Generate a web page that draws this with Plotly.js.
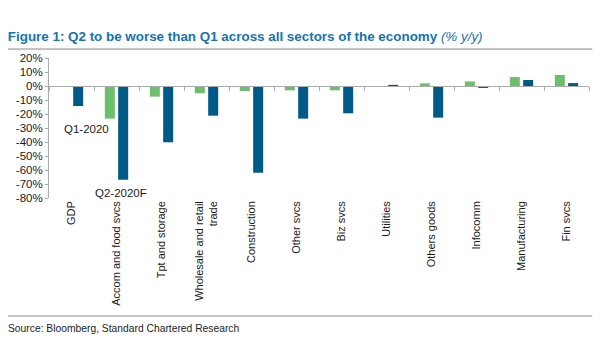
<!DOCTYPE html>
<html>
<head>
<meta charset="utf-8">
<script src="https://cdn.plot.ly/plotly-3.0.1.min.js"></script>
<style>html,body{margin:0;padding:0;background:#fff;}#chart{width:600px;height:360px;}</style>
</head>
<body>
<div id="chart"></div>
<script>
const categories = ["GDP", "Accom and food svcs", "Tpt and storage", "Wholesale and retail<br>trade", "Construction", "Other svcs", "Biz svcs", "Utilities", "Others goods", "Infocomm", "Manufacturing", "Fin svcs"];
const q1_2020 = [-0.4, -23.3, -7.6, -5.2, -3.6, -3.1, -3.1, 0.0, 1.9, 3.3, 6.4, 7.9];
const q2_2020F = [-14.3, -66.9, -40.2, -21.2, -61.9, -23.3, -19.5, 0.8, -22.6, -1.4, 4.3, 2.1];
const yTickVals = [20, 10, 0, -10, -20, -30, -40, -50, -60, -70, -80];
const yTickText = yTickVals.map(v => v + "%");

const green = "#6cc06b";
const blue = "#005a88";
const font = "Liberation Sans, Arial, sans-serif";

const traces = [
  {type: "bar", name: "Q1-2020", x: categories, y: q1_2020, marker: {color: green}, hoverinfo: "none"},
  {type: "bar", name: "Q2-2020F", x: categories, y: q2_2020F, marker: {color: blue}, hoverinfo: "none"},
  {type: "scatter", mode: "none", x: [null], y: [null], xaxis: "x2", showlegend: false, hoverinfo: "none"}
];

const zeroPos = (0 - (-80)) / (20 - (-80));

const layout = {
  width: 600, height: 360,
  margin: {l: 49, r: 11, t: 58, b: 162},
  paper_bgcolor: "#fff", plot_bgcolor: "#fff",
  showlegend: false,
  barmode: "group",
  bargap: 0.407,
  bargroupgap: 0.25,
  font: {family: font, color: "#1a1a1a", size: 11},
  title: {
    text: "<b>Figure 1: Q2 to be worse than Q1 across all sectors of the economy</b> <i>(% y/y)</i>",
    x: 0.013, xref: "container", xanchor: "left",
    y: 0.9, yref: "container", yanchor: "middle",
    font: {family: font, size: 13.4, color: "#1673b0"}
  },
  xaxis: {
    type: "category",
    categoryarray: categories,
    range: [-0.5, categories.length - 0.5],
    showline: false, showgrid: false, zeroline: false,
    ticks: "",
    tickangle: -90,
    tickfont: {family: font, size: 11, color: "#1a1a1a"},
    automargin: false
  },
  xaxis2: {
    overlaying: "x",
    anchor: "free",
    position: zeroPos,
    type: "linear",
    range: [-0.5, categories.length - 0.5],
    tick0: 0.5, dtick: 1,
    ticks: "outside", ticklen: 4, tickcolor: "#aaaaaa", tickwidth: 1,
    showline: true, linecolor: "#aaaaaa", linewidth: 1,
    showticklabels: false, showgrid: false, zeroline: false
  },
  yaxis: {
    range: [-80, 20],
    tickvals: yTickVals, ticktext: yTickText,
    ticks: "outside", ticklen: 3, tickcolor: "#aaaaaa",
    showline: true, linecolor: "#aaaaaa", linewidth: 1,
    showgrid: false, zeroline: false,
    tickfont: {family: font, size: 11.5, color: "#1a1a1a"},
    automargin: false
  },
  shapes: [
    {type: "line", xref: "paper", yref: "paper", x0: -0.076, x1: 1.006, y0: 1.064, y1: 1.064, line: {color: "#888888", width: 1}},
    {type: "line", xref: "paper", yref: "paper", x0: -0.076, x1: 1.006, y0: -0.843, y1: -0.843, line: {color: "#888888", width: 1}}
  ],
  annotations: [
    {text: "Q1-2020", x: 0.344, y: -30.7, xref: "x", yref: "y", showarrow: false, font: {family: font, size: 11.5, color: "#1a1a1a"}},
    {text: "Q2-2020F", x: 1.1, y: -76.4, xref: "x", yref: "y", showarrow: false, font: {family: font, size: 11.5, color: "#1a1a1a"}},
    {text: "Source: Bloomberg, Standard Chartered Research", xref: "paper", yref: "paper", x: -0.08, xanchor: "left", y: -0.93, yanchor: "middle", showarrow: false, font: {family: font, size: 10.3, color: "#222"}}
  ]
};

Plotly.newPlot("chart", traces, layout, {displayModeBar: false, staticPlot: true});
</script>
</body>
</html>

---

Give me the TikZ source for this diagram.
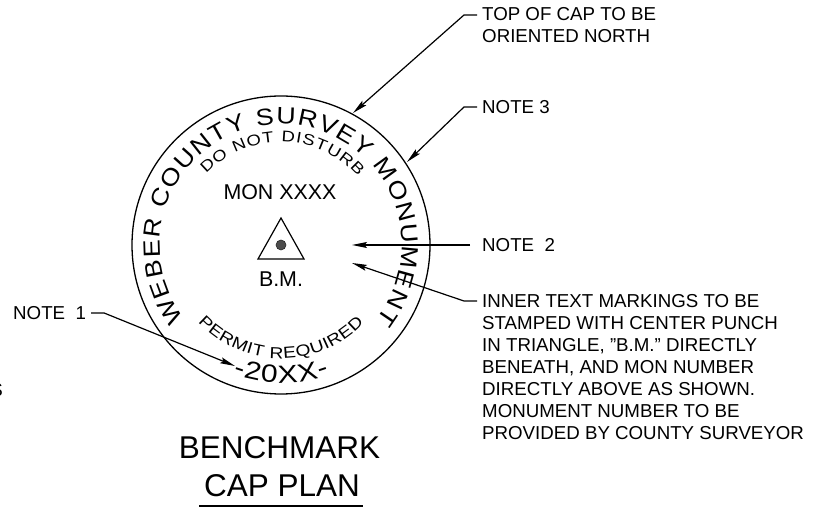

**GOAL:**
Print exactly the lines from the line containing "Generate a web" through the line containing "const zeroPos = (0 - (-80)) / (20 - (-80));", and omit any picture found among them.

**WORKED SOLUTION:**
Generate a web page that draws this with Plotly.js.
<!DOCTYPE html>
<html>
<head>
<meta charset="utf-8">
<script src="https://cdn.plot.ly/plotly-3.0.1.min.js"></script>
<style>html,body{margin:0;padding:0;background:#fff;}#chart{width:600px;height:360px;}</style>
</head>
<body>
<div id="chart"></div>
<script>
const categories = ["GDP", "Accom and food svcs", "Tpt and storage", "Wholesale and retail<br>trade", "Construction", "Other svcs", "Biz svcs", "Utilities", "Others goods", "Infocomm", "Manufacturing", "Fin svcs"];
const q1_2020 = [-0.4, -23.3, -7.6, -5.2, -3.6, -3.1, -3.1, 0.0, 1.9, 3.3, 6.4, 7.9];
const q2_2020F = [-14.3, -66.9, -40.2, -21.2, -61.9, -23.3, -19.5, 0.8, -22.6, -1.4, 4.3, 2.1];
const yTickVals = [20, 10, 0, -10, -20, -30, -40, -50, -60, -70, -80];
const yTickText = yTickVals.map(v => v + "%");

const green = "#6cc06b";
const blue = "#005a88";
const font = "Liberation Sans, Arial, sans-serif";

const traces = [
  {type: "bar", name: "Q1-2020", x: categories, y: q1_2020, marker: {color: green}, hoverinfo: "none"},
  {type: "bar", name: "Q2-2020F", x: categories, y: q2_2020F, marker: {color: blue}, hoverinfo: "none"},
  {type: "scatter", mode: "none", x: [null], y: [null], xaxis: "x2", showlegend: false, hoverinfo: "none"}
];

const zeroPos = (0 - (-80)) / (20 - (-80));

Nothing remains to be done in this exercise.